Reproduce nothing but the lines from the one with "Rebuild this diagram" through the one with "(mz2) at (690.5,603.5)", exactly and with both ends. Omit pictures.

....................

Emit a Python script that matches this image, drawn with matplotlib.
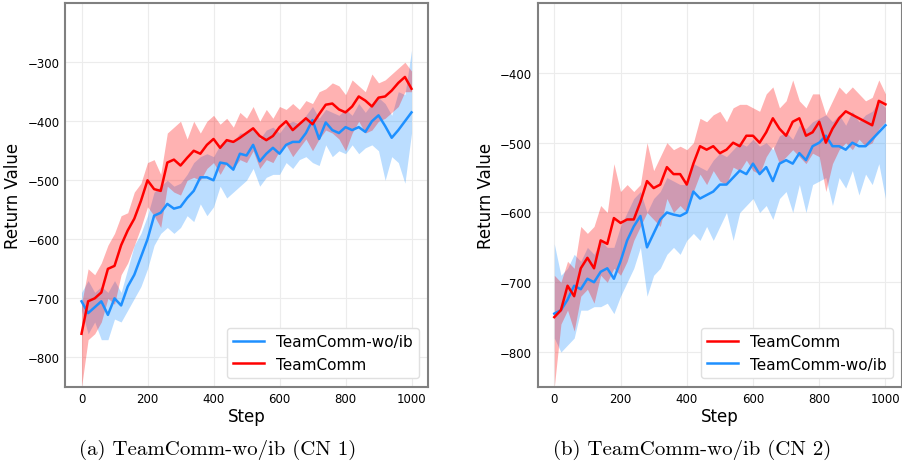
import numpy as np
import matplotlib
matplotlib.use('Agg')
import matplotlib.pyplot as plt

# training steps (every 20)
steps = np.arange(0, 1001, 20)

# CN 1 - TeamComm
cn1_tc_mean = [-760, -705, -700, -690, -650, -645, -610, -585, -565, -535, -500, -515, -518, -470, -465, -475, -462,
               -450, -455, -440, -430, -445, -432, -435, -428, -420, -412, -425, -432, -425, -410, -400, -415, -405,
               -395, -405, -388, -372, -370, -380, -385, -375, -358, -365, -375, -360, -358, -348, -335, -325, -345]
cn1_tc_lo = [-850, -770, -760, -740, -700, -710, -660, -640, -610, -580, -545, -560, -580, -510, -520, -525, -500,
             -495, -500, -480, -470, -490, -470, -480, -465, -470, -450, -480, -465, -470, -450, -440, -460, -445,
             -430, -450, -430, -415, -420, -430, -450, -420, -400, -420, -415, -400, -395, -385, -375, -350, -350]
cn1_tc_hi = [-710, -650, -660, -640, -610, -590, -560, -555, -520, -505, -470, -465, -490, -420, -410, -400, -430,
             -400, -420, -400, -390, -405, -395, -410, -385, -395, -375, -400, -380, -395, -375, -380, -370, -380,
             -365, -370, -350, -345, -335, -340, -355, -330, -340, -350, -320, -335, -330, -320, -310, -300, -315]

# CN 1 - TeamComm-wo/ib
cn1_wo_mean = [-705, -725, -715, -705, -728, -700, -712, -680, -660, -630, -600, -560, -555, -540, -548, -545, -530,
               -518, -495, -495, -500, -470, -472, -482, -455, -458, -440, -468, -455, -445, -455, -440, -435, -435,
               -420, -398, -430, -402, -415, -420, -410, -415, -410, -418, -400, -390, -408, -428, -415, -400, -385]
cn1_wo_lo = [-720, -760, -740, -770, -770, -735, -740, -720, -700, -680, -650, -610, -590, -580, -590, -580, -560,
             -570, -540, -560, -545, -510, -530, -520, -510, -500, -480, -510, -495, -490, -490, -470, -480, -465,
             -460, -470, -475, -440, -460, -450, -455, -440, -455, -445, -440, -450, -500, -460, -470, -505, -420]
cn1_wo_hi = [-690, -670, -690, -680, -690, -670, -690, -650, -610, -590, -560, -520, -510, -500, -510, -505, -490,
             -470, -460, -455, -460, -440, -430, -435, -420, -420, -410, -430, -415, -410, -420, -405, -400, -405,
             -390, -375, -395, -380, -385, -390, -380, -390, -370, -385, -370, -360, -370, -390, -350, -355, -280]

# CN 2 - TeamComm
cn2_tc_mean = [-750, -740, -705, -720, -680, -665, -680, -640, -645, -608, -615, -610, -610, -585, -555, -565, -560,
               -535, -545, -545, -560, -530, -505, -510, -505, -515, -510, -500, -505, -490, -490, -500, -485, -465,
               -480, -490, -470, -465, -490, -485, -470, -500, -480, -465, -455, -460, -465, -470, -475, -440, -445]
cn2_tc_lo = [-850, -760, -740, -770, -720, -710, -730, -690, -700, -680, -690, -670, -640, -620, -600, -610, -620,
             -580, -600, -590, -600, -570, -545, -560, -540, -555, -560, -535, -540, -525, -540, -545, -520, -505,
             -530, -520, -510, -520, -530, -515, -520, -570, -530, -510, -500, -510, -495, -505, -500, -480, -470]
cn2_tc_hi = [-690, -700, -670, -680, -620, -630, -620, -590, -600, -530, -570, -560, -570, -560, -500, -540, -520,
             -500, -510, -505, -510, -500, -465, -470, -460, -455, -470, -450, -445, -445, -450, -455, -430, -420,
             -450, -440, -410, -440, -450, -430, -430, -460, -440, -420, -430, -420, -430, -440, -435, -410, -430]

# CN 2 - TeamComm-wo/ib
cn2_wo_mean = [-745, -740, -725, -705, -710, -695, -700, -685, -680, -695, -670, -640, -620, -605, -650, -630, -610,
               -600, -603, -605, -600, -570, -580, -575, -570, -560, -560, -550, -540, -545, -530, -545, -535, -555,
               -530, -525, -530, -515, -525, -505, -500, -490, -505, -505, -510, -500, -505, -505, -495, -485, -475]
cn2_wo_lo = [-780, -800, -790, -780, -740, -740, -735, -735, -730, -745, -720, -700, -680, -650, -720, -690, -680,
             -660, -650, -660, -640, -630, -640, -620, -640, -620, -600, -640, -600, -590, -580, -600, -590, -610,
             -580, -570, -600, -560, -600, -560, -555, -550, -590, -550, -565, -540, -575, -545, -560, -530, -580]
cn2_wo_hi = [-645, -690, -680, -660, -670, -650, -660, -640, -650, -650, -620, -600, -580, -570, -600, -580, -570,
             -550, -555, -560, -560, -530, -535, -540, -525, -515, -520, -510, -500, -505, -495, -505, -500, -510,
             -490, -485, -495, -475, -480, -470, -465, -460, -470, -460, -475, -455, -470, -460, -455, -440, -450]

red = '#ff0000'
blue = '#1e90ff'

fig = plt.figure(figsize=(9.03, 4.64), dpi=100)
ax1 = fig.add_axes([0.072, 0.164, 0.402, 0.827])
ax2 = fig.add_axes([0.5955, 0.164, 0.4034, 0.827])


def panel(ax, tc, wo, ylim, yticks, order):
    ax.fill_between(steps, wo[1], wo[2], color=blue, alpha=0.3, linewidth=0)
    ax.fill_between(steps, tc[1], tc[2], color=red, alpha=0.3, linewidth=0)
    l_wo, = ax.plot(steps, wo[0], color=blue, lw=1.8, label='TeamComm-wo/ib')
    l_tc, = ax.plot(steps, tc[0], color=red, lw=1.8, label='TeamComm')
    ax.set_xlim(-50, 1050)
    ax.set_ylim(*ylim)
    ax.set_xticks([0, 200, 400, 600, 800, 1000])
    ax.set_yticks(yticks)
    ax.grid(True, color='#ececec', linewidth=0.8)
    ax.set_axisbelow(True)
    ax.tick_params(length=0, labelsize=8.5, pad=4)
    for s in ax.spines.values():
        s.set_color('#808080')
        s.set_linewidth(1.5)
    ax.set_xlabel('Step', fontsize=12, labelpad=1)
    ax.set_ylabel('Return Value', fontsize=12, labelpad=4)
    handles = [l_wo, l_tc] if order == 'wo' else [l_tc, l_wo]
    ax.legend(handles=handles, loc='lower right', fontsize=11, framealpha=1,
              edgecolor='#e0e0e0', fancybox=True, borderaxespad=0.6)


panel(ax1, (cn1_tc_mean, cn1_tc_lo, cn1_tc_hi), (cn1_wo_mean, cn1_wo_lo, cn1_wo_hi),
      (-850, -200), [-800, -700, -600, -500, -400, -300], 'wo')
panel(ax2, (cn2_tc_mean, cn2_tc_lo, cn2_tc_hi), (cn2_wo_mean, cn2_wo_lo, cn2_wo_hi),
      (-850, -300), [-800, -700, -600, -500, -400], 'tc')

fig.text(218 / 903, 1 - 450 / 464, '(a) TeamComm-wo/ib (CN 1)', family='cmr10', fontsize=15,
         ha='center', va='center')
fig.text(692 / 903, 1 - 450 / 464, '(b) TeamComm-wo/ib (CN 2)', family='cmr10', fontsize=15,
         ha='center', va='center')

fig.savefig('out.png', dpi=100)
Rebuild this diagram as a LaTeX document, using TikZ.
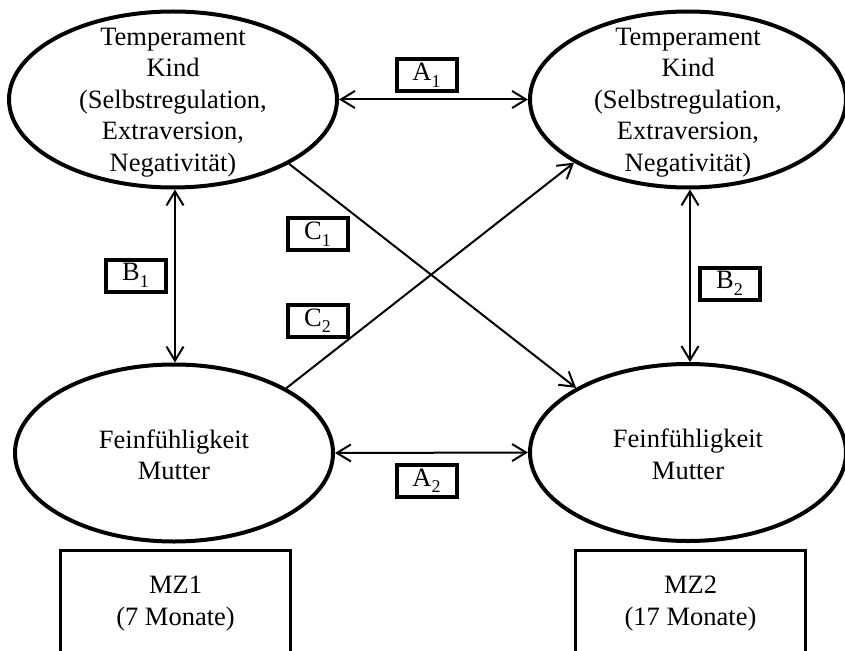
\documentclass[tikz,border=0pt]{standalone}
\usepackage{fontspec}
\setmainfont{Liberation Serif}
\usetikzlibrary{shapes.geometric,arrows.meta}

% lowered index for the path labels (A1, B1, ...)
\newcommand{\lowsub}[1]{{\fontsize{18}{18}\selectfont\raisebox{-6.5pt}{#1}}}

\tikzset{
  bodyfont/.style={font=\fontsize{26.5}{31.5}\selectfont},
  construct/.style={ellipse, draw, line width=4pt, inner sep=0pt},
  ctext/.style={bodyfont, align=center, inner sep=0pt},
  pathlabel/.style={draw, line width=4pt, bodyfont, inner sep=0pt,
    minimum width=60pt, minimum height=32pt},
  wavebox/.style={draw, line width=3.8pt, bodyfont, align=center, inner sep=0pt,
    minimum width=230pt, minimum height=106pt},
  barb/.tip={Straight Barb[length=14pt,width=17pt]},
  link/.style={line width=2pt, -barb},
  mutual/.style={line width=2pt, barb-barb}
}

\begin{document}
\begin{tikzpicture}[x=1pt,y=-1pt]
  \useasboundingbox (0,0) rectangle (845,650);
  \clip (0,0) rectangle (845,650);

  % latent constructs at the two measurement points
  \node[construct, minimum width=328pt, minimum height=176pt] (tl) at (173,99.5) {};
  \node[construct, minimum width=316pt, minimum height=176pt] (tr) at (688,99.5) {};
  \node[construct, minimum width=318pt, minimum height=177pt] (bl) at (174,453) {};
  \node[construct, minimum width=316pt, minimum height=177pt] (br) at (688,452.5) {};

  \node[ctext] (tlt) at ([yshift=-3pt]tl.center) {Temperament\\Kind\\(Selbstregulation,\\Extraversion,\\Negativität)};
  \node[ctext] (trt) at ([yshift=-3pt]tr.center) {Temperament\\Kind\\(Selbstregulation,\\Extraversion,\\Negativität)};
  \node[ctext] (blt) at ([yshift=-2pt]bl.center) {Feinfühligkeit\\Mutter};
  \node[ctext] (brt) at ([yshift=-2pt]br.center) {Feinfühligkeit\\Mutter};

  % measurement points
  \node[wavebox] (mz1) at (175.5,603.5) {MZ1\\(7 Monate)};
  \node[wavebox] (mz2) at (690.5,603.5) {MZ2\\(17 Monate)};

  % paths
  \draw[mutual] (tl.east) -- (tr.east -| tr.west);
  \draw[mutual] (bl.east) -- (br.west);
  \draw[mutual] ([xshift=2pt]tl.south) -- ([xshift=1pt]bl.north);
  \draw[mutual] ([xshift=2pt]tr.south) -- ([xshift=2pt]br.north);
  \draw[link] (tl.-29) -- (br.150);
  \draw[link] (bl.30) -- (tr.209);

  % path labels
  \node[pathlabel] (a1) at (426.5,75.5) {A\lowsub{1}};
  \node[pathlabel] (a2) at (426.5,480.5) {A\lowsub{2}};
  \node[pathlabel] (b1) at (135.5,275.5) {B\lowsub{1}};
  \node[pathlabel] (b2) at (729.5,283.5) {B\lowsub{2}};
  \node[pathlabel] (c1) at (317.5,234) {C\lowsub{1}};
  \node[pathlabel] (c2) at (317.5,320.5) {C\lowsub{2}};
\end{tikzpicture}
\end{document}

....................

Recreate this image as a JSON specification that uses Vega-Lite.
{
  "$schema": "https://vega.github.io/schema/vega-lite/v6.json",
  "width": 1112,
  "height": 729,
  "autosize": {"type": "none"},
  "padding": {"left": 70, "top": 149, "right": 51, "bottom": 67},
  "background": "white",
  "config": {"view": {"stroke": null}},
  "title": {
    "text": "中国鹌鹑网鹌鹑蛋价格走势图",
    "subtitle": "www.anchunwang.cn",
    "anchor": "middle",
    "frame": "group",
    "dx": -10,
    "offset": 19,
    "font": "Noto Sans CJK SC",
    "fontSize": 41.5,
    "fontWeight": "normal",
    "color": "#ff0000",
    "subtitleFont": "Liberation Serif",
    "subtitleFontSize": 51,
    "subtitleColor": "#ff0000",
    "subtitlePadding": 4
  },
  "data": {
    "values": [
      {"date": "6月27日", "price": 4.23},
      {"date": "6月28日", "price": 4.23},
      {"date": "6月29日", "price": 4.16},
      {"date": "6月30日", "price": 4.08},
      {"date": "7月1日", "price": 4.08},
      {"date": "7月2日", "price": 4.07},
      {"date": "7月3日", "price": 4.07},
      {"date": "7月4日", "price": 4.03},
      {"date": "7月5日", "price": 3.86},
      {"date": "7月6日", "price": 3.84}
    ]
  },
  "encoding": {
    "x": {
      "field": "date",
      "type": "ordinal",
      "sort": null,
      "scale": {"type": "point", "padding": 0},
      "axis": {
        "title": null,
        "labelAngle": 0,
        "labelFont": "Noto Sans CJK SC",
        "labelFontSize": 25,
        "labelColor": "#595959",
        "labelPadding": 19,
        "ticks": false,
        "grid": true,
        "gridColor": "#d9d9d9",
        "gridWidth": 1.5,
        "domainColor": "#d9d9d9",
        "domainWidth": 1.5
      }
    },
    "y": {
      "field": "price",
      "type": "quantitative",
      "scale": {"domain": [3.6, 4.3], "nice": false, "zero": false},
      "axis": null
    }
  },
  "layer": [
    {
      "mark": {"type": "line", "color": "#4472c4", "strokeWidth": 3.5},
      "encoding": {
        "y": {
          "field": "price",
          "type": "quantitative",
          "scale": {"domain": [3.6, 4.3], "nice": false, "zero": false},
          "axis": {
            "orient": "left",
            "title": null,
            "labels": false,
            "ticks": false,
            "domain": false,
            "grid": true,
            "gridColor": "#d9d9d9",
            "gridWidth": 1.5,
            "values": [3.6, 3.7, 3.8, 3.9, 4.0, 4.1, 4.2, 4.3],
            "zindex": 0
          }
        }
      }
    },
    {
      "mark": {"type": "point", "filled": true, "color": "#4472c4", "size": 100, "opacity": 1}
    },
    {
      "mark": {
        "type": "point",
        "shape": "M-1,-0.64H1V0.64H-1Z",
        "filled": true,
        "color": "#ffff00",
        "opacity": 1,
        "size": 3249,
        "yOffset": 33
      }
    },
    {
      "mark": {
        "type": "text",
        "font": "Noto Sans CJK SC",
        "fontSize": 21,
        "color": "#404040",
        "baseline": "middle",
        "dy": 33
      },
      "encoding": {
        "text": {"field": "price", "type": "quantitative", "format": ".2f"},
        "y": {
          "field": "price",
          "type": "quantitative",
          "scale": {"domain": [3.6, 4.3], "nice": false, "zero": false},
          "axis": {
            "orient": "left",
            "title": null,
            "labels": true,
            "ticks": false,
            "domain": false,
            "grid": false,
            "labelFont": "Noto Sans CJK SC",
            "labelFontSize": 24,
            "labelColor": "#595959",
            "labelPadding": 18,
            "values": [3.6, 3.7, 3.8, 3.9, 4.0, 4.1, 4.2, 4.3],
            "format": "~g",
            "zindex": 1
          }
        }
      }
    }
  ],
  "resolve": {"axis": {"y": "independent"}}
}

....................

Solution for this task
Rebuild this diagram as a LaTeX document, using TikZ.
\documentclass[tikz,border=0pt]{standalone}
\usepackage{fontspec}
\setmainfont{Liberation Serif}
\usetikzlibrary{shapes.geometric,arrows.meta}

% lowered index for the path labels (A1, B1, ...)
\newcommand{\lowsub}[1]{{\fontsize{18}{18}\selectfont\raisebox{-6.5pt}{#1}}}

\tikzset{
  bodyfont/.style={font=\fontsize{26.5}{31.5}\selectfont},
  construct/.style={ellipse, draw, line width=4pt, inner sep=0pt},
  ctext/.style={bodyfont, align=center, inner sep=0pt},
  pathlabel/.style={draw, line width=4pt, bodyfont, inner sep=0pt,
    minimum width=60pt, minimum height=32pt},
  wavebox/.style={draw, line width=3.8pt, bodyfont, align=center, inner sep=0pt,
    minimum width=230pt, minimum height=106pt},
  barb/.tip={Straight Barb[length=14pt,width=17pt]},
  link/.style={line width=2pt, -barb},
  mutual/.style={line width=2pt, barb-barb}
}

\begin{document}
\begin{tikzpicture}[x=1pt,y=-1pt]
  \useasboundingbox (0,0) rectangle (845,650);
  \clip (0,0) rectangle (845,650);

  % latent constructs at the two measurement points
  \node[construct, minimum width=328pt, minimum height=176pt] (tl) at (173,99.5) {};
  \node[construct, minimum width=316pt, minimum height=176pt] (tr) at (688,99.5) {};
  \node[construct, minimum width=318pt, minimum height=177pt] (bl) at (174,453) {};
  \node[construct, minimum width=316pt, minimum height=177pt] (br) at (688,452.5) {};

  \node[ctext] (tlt) at ([yshift=-3pt]tl.center) {Temperament\\Kind\\(Selbstregulation,\\Extraversion,\\Negativität)};
  \node[ctext] (trt) at ([yshift=-3pt]tr.center) {Temperament\\Kind\\(Selbstregulation,\\Extraversion,\\Negativität)};
  \node[ctext] (blt) at ([yshift=-2pt]bl.center) {Feinfühligkeit\\Mutter};
  \node[ctext] (brt) at ([yshift=-2pt]br.center) {Feinfühligkeit\\Mutter};

  % measurement points
  \node[wavebox] (mz1) at (175.5,603.5) {MZ1\\(7 Monate)};
  \node[wavebox] (mz2) at (690.5,603.5) {MZ2\\(17 Monate)};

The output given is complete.